Certains pays autorisent des âges de mariage plus bas pour des raisons culturelles, religieuses ou traditionnelles. Ces pays privilégient généralement les lois religieuses ou les pratiques traditionnelles et culturelles plutôt que les lois sur le mariage des enfants.
Lorsqu'un gouvernement n'a pas assez d'argent pour engager suffisamment de fonctionnaires - policiers, juges, agents d'état civil ou enseignants - ou pour construire des écoles, des commissariats de police ou des bureaux d'état civil, il lui est très difficile de mettre en œuvre les lois et les politiques du pays. Les zones rurales et reculées, ainsi que celles qui sont touchées par les catastrophes climatiques, ont généralement moins accès à ces travailleurs et services publics.

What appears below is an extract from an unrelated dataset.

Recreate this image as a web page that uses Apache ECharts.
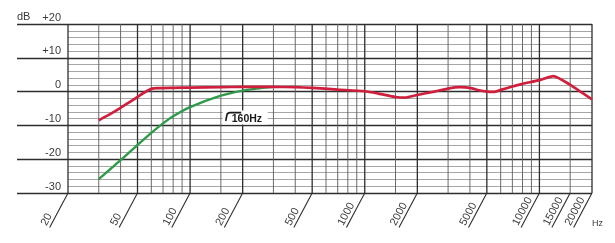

Si des lois existent, de nombreuses communautés et familles – y compris leurs enfants – ne les connaissent peut-être pas. C’est particulièrement le cas lorsque les lois sont nouvellement créées. Les gouvernements doivent dépenser de l’argent pour s’assurer que ces lois sont communiquées et comprises par toutes les communautés, y compris les enfants.
Vous pouvez en savoir plus sur le mariage d'enfants et la loi ici .
Le mariage d’enfants est plus fréquent chez les filles qui vivent dans des zones touchées par la guerre et les conflits, ou dans des zones vulnérables aux effets des catastrophes climatiques. L’inégalité entre les sexes et la violence, y compris la violence sexuelle à l’égard des filles, s’accentuent dans de telles situations, et le mariage d’enfants est considéré comme un moyen de protéger les filles de la violence physique et sexuelle.
INSTABILITÉ : CONFLIT
ET CATASTROPHE CLIMATIQUE
En 2022, Save the Children a publié une étude qui a révélé que les filles vivant dans des zones de conflit ont 20 % plus de risques d’être mariées avant l’âge de 18 ans que les filles vivant dans des zones pacifiques.
Parmi les dix pays où le taux de mariage d’enfants est le plus élevé, sept sont considérés comme instables en raison de la violence et des conflits, et sont également vulnérables aux effets des catastrophes climatiques. Les trois autres sont classés comme instables ou vulnérables aux effets des catastrophes climatiques.
Parmi les cinquante pays présentant les taux les plus élevés de mariage d’enfants, 44 % sont classés comme instables et 60 % sont vulnérables aux impacts des catastrophes climatiques. 30 % sont classés dans les deux catégories.
Lorsqu'un pays ou une région est « instable » en raison de conflits ou de catastrophes climatiques, les protections pour les filles sont moins susceptibles d'être accessibles, comme les écoles, les services de police ou d'autres formes de services publics. Les organisations non gouvernementales et les organisations caritatives qui soutiennent les femmes et les filles peuvent être moins susceptibles de travailler dans ces domaines ou de donner la priorité à la violence contre les filles.